The solution $xdy - ydx = x{y^2}dx$ is:
A. $y{x^2} + 2x + 2cy = 0$
B. ${x^2}y + 2y = 2cx$
C. $xy + x = cy$
D. ${x^2}y + 2y = c{x^3}$

Answer 1

In this question remember to simplify the given equation in terms of dx or dy and then remember to use the method of integration, using this information will help you to approach the solution of the question.

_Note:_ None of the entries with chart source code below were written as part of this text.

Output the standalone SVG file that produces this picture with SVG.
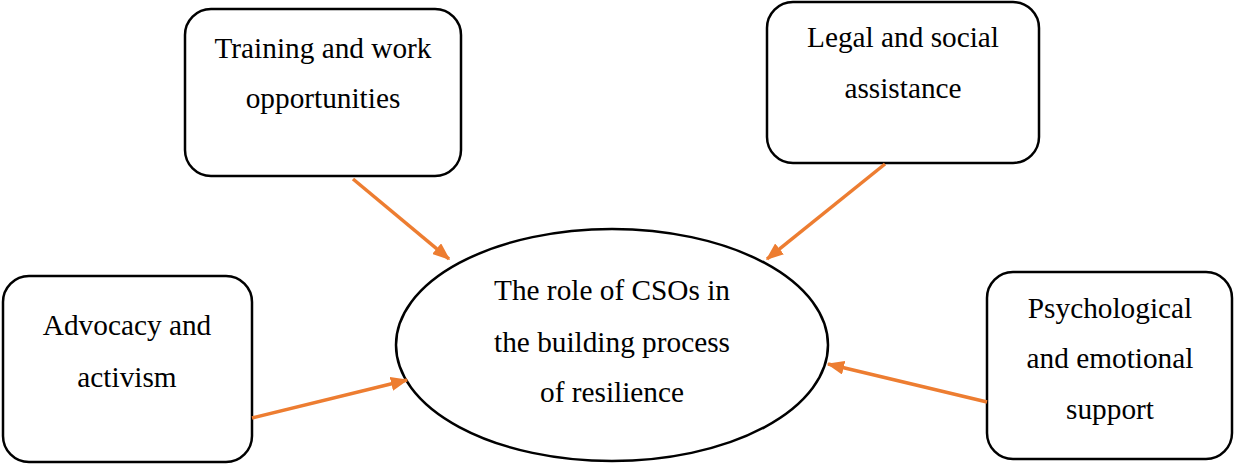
<svg xmlns="http://www.w3.org/2000/svg" width="1234" height="464" viewBox="0 0 1234 464">
<style>
.box{fill:#fff;stroke:#000;stroke-width:2.5}
.t{font-family:"Liberation Serif","Times New Roman",serif;font-size:29.3px;fill:#000;text-anchor:middle}
.c{stroke:#ED7D31;stroke-width:3.5;fill:none;marker-end:url(#ah)}
</style>
<defs>
<marker id="ah" markerWidth="5" markerHeight="4" refX="4.6" refY="2" orient="auto" markerUnits="strokeWidth">
<path d="M0,0 L5,2 L0,4 Z" fill="#ED7D31"/>
</marker>
</defs>
<g id="center">
<ellipse class="box" cx="612" cy="345" rx="216" ry="116"/>
<text class="t" x="612" y="300">The role of CSOs in</text>
<text class="t" x="612" y="352">the building process</text>
<text class="t" x="612" y="402">of resilience</text>
</g>
<g id="training">
<rect class="box" x="185" y="9" width="276" height="167" rx="26"/>
<text class="t" x="323" y="58">Training and work</text>
<text class="t" x="323" y="108">opportunities</text>
</g>
<g id="legal">
<rect class="box" x="767" y="2" width="272" height="161" rx="26"/>
<text class="t" x="903" y="47">Legal and social</text>
<text class="t" x="903" y="98">assistance</text>
</g>
<g id="advocacy">
<rect class="box" x="3" y="276" width="249" height="186" rx="26"/>
<text class="t" x="127" y="335">Advocacy and</text>
<text class="t" x="127" y="387">activism</text>
</g>
<g id="psych">
<rect class="box" x="987" y="272" width="245" height="187" rx="26"/>
<text class="t" x="1110" y="318">Psychological</text>
<text class="t" x="1110" y="368">and emotional</text>
<text class="t" x="1110" y="419">support</text>
</g>
<g id="connectors">
<line class="c" x1="353" y1="179" x2="449" y2="259"/>
<line class="c" x1="885" y1="164" x2="767" y2="259"/>
<line class="c" x1="252" y1="418" x2="407" y2="380"/>
<line class="c" x1="987" y1="402" x2="828" y2="364"/>
</g>
</svg>
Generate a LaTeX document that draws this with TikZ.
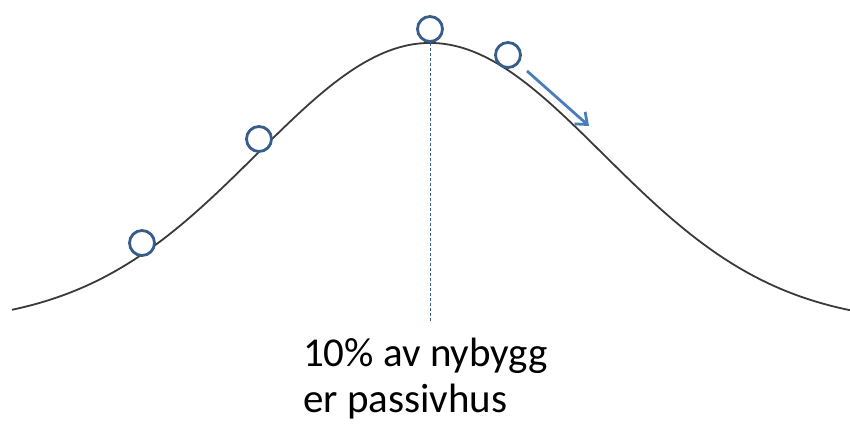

Complete step by step answer:
According to the given information we have equation; $xdy - ydx = x{y^2}dx$
Let’s simplify the given equation in terms of dx or dy
$xdy - ydx = x{y^2}dx$
$\Rightarrow$ $\dfrac{{xdy}}{{{y^2}dx}} - \dfrac{{ydx}}{{{y^2}dx}} = x$
$\Rightarrow$ $\dfrac{{xdy}}{{{y^2}dx}} - \dfrac{1}{y} = x$
$\Rightarrow$ $\dfrac{{xdy - ydx}}{{{y^2}dx}} = x$
$\Rightarrow$ $\dfrac{{ydx - xdy}}{{{y^2}dx}} = - x$
As we know that by the formula of derivative $\dfrac{d}{{dx}}\left( {\dfrac{u}{v}} \right) = \dfrac{{v\dfrac{{du}}{{dx}} - u\dfrac{{dv}}{{dx}}}}{{{v^2}}}$
Therefore, $\dfrac{d}{{dx}}\left( {\dfrac{x}{y}} \right) = - x$
$\Rightarrow$ $d\left( {\dfrac{x}{y}} \right) = - xdx$
Now integrating both side we get
$\int {d\left( {\dfrac{x}{y}} \right)} = - \int {xdx}$
As we know that by the formula $\int {{x^n}dx} = \dfrac{{{x^{n + 1}}}}{{n + 1}}$ and $\int {dx} = \dfrac{{{x^{0 + 1}}}}{{0 + 1}}$
Therefore, $\dfrac{x}{y} + c = - \dfrac{{{x^2}}}{2}$
Now simplifying the above equation, we get
$\dfrac{{x + yc}}{y} = - \dfrac{{{x^2}}}{2}$
$\Rightarrow$ $2x + 2yc = - y{x^2}$
$\Rightarrow$ $2x + 2cy + y{x^2} = 0$
Therefore, solution of $xdy - ydx = x{y^2}dx$ is $y{x^2} + 2x + 2cy = 0$

So, the correct answer is “Option A”.

Note: In the above equation we simplified the given equation in terms of dx or dy which will make the equation easy so that we can apply the method of integration by applying the formula $\int {{x^n}dx} = \dfrac{{{x^{n + 1}}}}{{n + 1}}$ and $\int {dx} = \dfrac{{{x^{0 + 1}}}}{{0 + 1}}$ but since we had $d\left( {\dfrac{x}{y}} \right)$where we used it as $\int {d\left( {\dfrac{x}{y}} \right)} = \dfrac{{{{\left( {\dfrac{x}{y}} \right)}^{0 + 1}}}}{{0 + 1}}$ then simplified it to the simplest form, in the method of integration C represents the integration constant.